Iceland geochemical anomaly: Origin, volcanotectonics, chemical fractionation and isotope evolution of the crust

Abstract
Iceland is an oceanic plateau produced by channeled flow from the Iceland hotspot. The Icelandic rift system moves WNW relative to the hotspot. About magnetic anomaly 7 time the rift system overrode the hotspot from the east, and since that time the south segment of the Eastern Rift Zone of Iceland has kept position over the hotspot by the initiation of new spreading centers at its east margin. As a result, the volcanism across Mid‐Iceland reworks old crust of the hotspot trail. The Iceland geochemical anomaly is the result of magmatic processes within a chemically layered crust. That layering results from the kinematics of crustal accretion in the rift zones where material, hydrated in the zeolite facies, is brought down into the amphibolite facies where partial melts are formed and separated from the subsiding material.
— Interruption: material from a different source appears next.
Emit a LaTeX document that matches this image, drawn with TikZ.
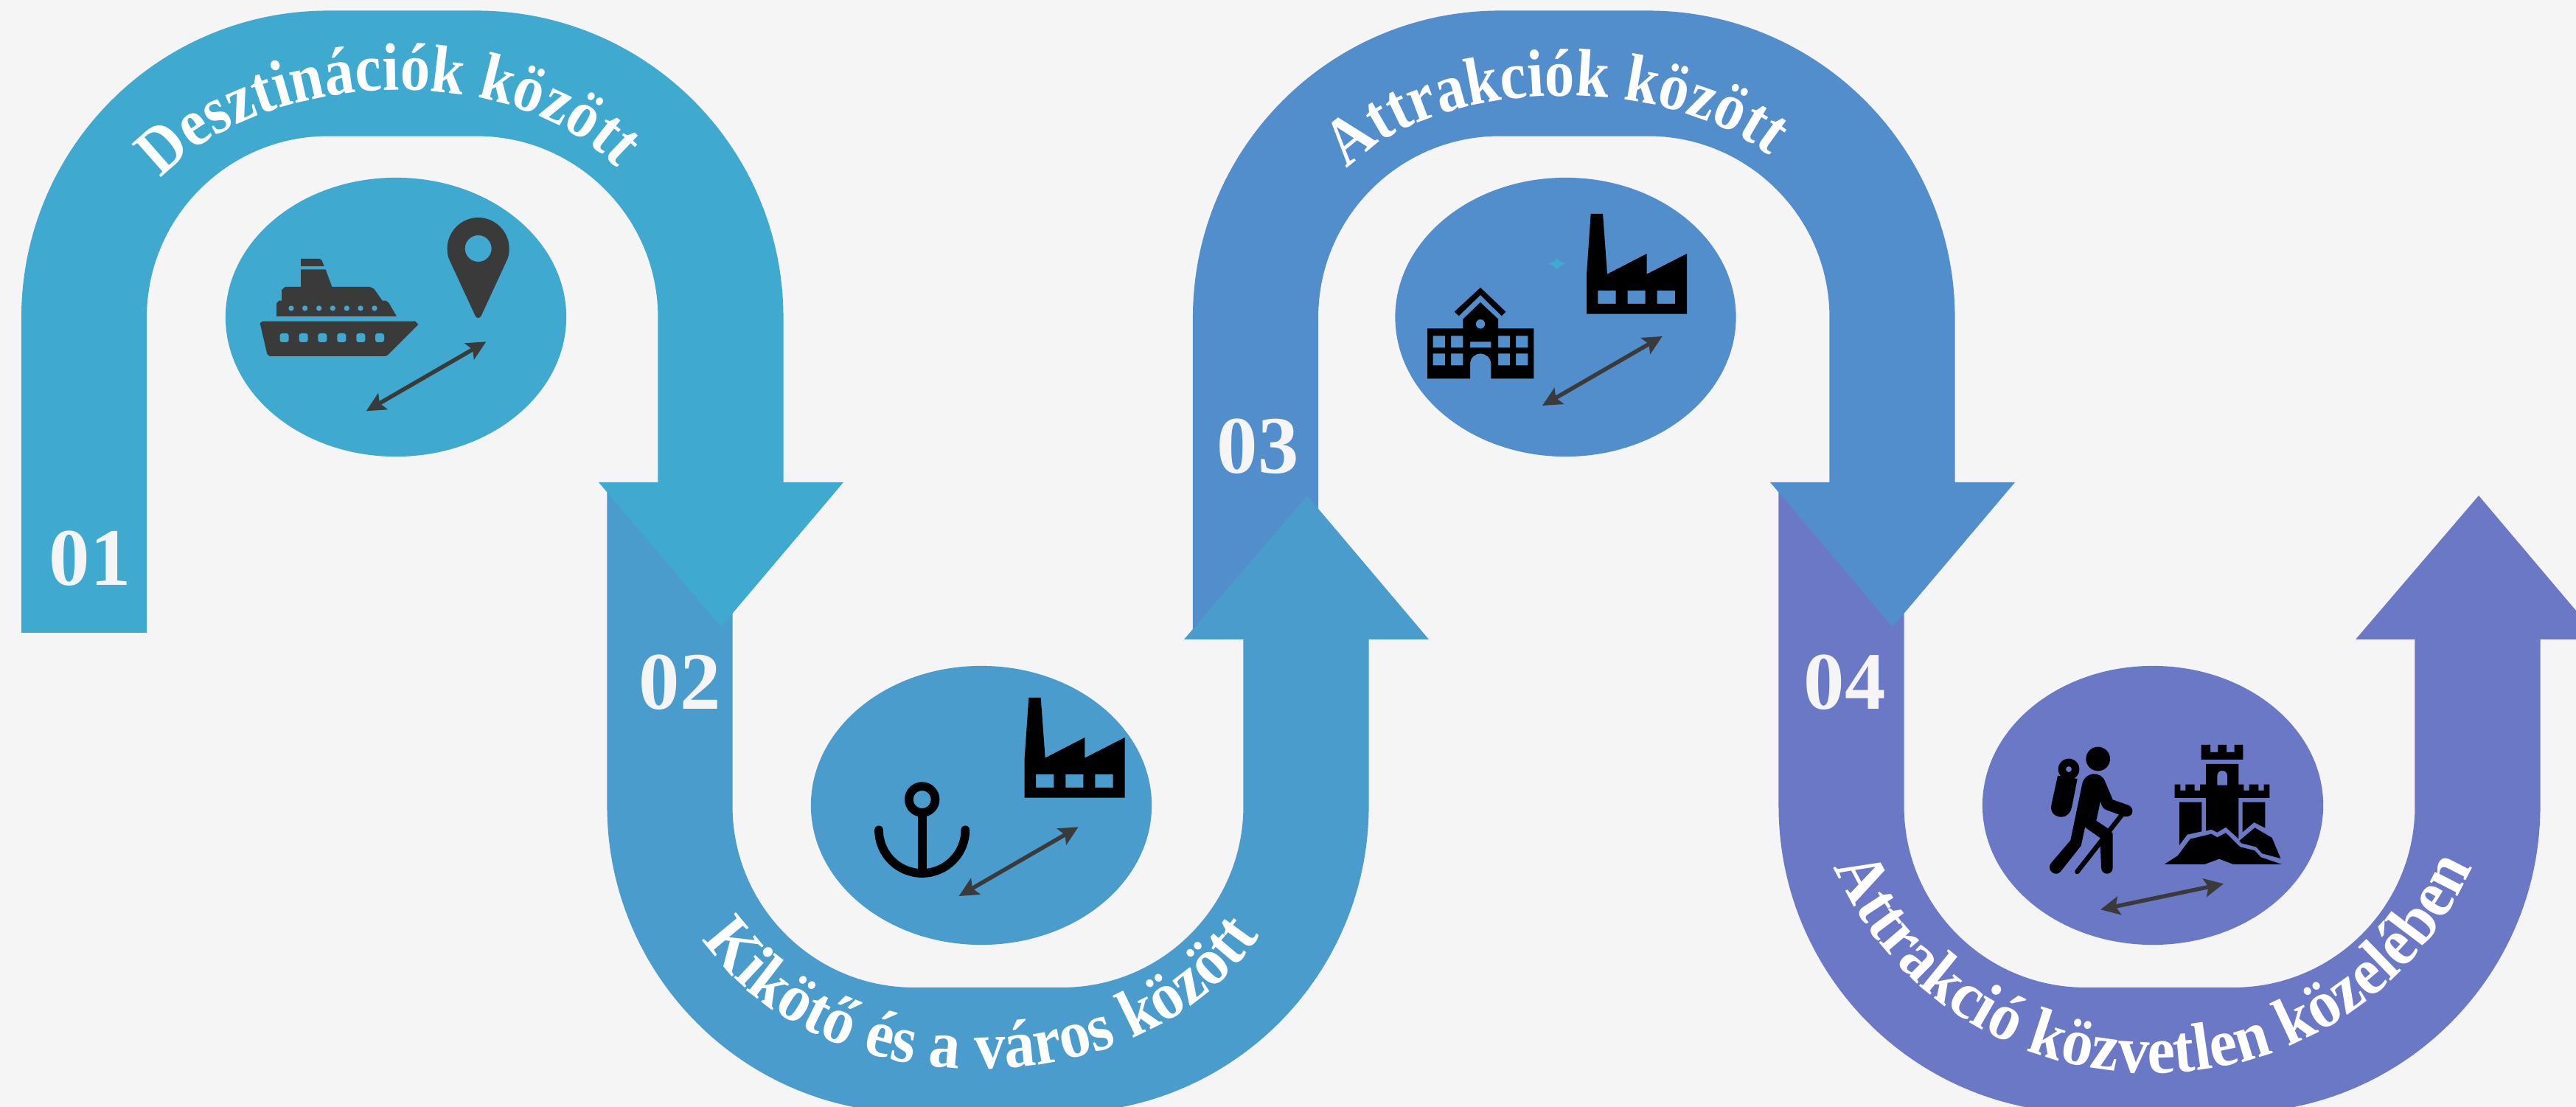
\documentclass[tikz,border=0pt]{standalone}
\usepackage{fontspec}
\setmainfont{Liberation Serif}
\newfontface\labelface[FakeStretch=0.885]{Liberation Serif Bold}
\newfontface\labelfacewide[FakeStretch=0.925]{Liberation Serif Bold}
\usetikzlibrary{shapes.geometric,arrows.meta,decorations.text}

\definecolor{pagebg}{HTML}{F5F5F5}
\definecolor{stepone}{HTML}{3FA9D0}
\definecolor{steptwo}{HTML}{4A9CCC}
\definecolor{stepthree}{HTML}{528ECC}
\definecolor{stepfour}{HTML}{6A78C6}
\definecolor{icondark}{HTML}{3A3A3A}

\newcommand{\labelfont}{\labelface\fontsize{26}{26}\selectfont\color{white}}
\newcommand{\labelfontwide}{\labelfacewide\fontsize{26}{26}\selectfont\color{white}}

\tikzset{
  band/.style={line width=1.7cm, rounded corners=3.31cm},
  blob/.style={ellipse, minimum width=4.62cm, minimum height=3.78cm, inner sep=0pt},
  numlabel/.style={font=\bfseries\fontsize{31.5}{32}\selectfont, text=pagebg, inner sep=0pt},
  linkarrow/.style={icondark, line width=0.055cm,
    {Stealth[length=0.26cm,width=0.25cm,inset=0.05cm]}-{Stealth[length=0.26cm,width=0.25cm,inset=0.05cm]}},
  factoryicon/.pic={
    \fill[black, even odd rule] (0,0)--(0,-160)--(17,-407)--(66,-407)--(84,-162)--(245,-245)--(245,-162)--(408,-245)--(408,0)--cycle
      (46,-95) rectangle (119,-41) (167,-95) rectangle (239,-41) (287,-95) rectangle (360,-41);
  }
}

\begin{document}
\begin{tikzpicture}[x=0.01cm, y=-0.01cm]
    \useasboundingbox (0,0) rectangle (3494,1501);
    \clip (0,0) rectangle (3494,1501);
    \fill[pagebg] (0,0) rectangle (3494,1501);

    % bands, last one first so each head lies on the next band
    \draw[band, stepfour] (2497.5,668)--(2497.5,1424)--(3360.5,1424)--(3360.5,867);
    \fill[stepfour] (3195,867)--(3527,867)--(3362,672)--cycle;
    \draw[band, stepthree] (1703,858)--(1703,99.5)--(2566.5,99.5)--(2566.5,660);
    \fill[stepthree] (2401,654)--(2733,654)--(2567,850)--cycle;
    \draw[band, steptwo] (908.5,668)--(908.5,1424)--(1771.5,1424)--(1771.5,867);
    \fill[steptwo] (1606,867)--(1938,867)--(1773,672)--cycle;
    \draw[band, stepone] (114,858)--(114,99.5)--(977.5,99.5)--(977.5,660);
    \fill[stepone] (812,654)--(1144,654)--(978,850)--cycle;

    \node[blob, fill=stepone] (blobone) at (537,430) {};
    \node[blob, fill=steptwo] (blobtwo) at (1331,1092) {};
    \node[blob, fill=stepthree] (blobthree) at (2123.5,430) {};
    \node[blob, fill=stepfour] (blobfour) at (2920,1092) {};

    \node[numlabel] (numone) at (122,757) {01};
    \node[numlabel] (numtwo) at (922,925) {02};
    \node[numlabel] (numthree) at (1706,605) {03};
    \node[numlabel] (numfour) at (2502,925) {04};

    \path[decorate, decoration={text along path, text align=center, text={|\labelfont|Desztinációk között}}]
        (200,265) .. controls (330,85) and (720,70) .. (855,250);
    \path[decorate, decoration={text along path, text align=center, text={|\labelfontwide|Kikötő és a város között}}]
        (925,1225) .. controls (1060,1525) and (1600,1525) .. (1735,1220);
    \path[decorate, decoration={text along path, text align=center, text={|\labelfont|Attrakciók között}}]
        (1815,245) .. controls (1930,95) and (2280,95) .. (2415,225);
    \path[decorate, decoration={text along path, text align=center, text={|\labelfontwide|Attrakció közvetlen közelében}}]
        (2460,1105) .. controls (2600,1572) and (3240,1572) .. (3380,1105);

    % ship and pin
    \begin{scope}[shift={(280,220)}, scale=1/3]
        \fill[icondark] (218,655)--(228,647)--(850,647)--(862,660)--(740,782)--(730,789)--(258,789)--(247,780)--cycle;
        \fill[stepone, rounded corners=0.03cm] (299,696) rectangle (335,732) (377,696) rectangle (413,732)
            (454,696) rectangle (490,732) (532,696) rectangle (568,732) (610,696) rectangle (646,732) (687,696) rectangle (723,732);
        \fill[icondark] (285,627)--(285,575)--(295,563)--(306,563)--(306,520)--(320,507)--(384,507)--(384,436)--(485,436)--(511,507)
            --(665,507)--(682,515)--(716,563)--(730,563)--(742,572)--(774,627)--cycle;
        \fill[stepone] (345,594) circle (11) (401,594) circle (11) (458,594) circle (11) (514,594) circle (11)
            (571,594) circle (11) (627,594) circle (11) (684,594) circle (11);
        \fill[icondark] (384,393)--(462,393)--(470,400)--(479,423)--(384,423)--cycle;
        \fill[icondark, even odd rule] (990,400) .. controls (982,385) and (980,368) .. (980,351)
            .. controls (980,282) and (1037,225) .. (1106,225) .. controls (1175,225) and (1232,282) .. (1232,351)
            .. controls (1232,368) and (1230,385) .. (1222,400) -- (1118,625) .. controls (1112,636) and (1100,636) .. (1094,625) -- cycle
            (1106,351) circle (54);
        \coordinate (shipend) at (650,1012);
        \coordinate (pinend) at (1138,730);
        \draw[linkarrow] (shipend)--(pinend);
    \end{scope}

    % anchor and factory
    \begin{scope}[shift={(1080,900)}, scale=1/3]
        \draw[black, line width=0.117cm] (512,552) circle (53.5);
        \draw[black, line width=0.117cm] (512,620)--(512,855);
        \draw[black, line width=0.117cm, line cap=round] (336,676) arc (180:0:176);
        \pic[transform shape] at (929,545) {factoryicon};
        \coordinate (anchorend) at (662,945);
        \coordinate (factoryend) at (1148,664);
        \draw[linkarrow] (anchorend)--(factoryend);
    \end{scope}

    % school and factory
    \begin{scope}[shift={(1880,220)}, scale=1/3]
        \fill[black, even odd rule] (168,880)--(168,676)--(313,676)--(313,638)--(384,570)--(456,638)--(456,676)--(601,676)--(601,880)--(427,880)--(427,820)
            .. controls (427,795) and (405,778) .. (384,778) .. controls (363,778) and (342,795) .. (342,820) -- (342,880) -- cycle
            (191,706) rectangle (240,754) (264,706) rectangle (313,754) (456,706) rectangle (504,754) (528,706) rectangle (577,754)
            (191,778) rectangle (240,826) (264,778) rectangle (313,826) (456,778) rectangle (504,826) (528,778) rectangle (577,826)
            (342,730) rectangle (427,754) (384,658) circle (19);
        \fill[black] (278,608)--(384,510)--(487,608)--(470,625)--(384,540)--(296,625)--cycle;
        \fill[stepone] (660,412)--(685,402)--(695,390)--(705,402)--(730,412)--(705,425)--(695,436)--(685,425)--cycle;
        \pic[transform shape] at (816,617) {factoryicon};
        \coordinate (schoolend) at (636,990);
        \coordinate (plantend) at (1124,708);
        \draw[linkarrow] (schoolend)--(plantend);
    \end{scope}

    % hiker and castle
    \begin{scope}[shift={(2680,900)}, scale=1/3]
        \fill[black] (497,387) circle (49);
        \fill[black, even odd rule] (378,429) circle (43) (378,429) circle (12);
        \fill[black] (333,455)--(307,575) .. controls (300,610) and (330,625) .. (350,623) .. controls (372,622) and (385,605) .. (390,585)--(413,468)--cycle;
        \fill[black] (433,487)--(385,718)--(305,812) .. controls (285,840) and (325,870) .. (345,845)--(428,740)--(444,665)--(505,708)--(510,830)
            .. controls (512,862) and (555,862) .. (557,830)--(557,690)--(537,670)--(490,638)--(507,558) .. controls (512,585) and (522,592) .. (532,595)
            --(605,622) .. controls (645,625) and (645,585) .. (620,575)--(557,553)--(524,475) .. controls (505,435) and (445,440) .. (433,487)--cycle;
        \draw[black, line width=0.065cm, line cap=round] (596,612)--(412,846);
        \fill[black] (917,330)--(954,330)--(954,360)--(985,360)--(985,330)--(1020,330)--(1020,360)--(1052,360)--(1052,330)--(1087,330)--(1087,390)--(917,390)--cycle;
        \fill[black, even odd rule] (936,408)--(1069,408)--(1069,712)--(1017,665)--(982,686)--(958,674)--(936,680)--cycle
            (982,494)--(982,455) .. controls (982,428) and (1023,428) .. (1023,455) -- (1023,494) -- cycle;
        \fill[black] (809,491)--(832,491)--(832,516)--(853,516)--(853,491)--(890,491)--(890,516)--(912,516)--(912,491)--(937,491)--(937,546)--(809,546)--cycle;
        \fill[black] (1068,491)--(1090,491)--(1090,516)--(1112,516)--(1112,491)--(1150,491)--(1150,516)--(1172,516)--(1172,491)--(1195,491)--(1195,546)--(1068,546)--cycle;
        \fill[black] (828,563)--(919,563)--(919,682)--(860,695)--(828,738)--cycle;
        \fill[black] (1085,563)--(1177,563)--(1177,668)--(1132,645)--(1085,685)--cycle;
        \fill[black] (767,816)--(822,780)--(872,713)--(958,692)--(982,706)--(1017,688)--(1075,745)--(1135,760)--(1160,787)--(1245,816)--(1048,816)--(990,794)--(930,816)--cycle;
        \fill[black] (1072,720)--(1135,667)--(1205,708)--(1240,792)--(1165,772)--(1140,745)--(1080,730)--cycle;
        \coordinate (hikerend) at (507,1000);
        \coordinate (castleend) at (1008,895);
        \draw[linkarrow] (hikerend)--(castleend);
    \end{scope}
\end{tikzpicture}
\end{document}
Assimilation of crust‐derived partial melts into ascending mantle‐derived olivine tholeiites is a feedback process resulting in the accumulation of large ion lithophile elements in the crust. That process is most extensive in silicic volcanic centers. The evolution of high 87Sr/86Sr ratios and low 143Nd/144Nd ratios in Iceland reflects long standing accumulation of Rb and light rare earth elements in the crust. The reworking of the hotspot trail, both along the southward propagation of the opening rift in south Iceland and along the eastward migration of the rift segment above the hotspot, involves regeneration of extinct volcanic centers. That process accounts for the observed increase in the 87Sr/86Sr ratio of intraplate centers as they are drifted away from their parental rift zones and for high ratios observed in silicic centers ahead of the propagating rift in south Iceland.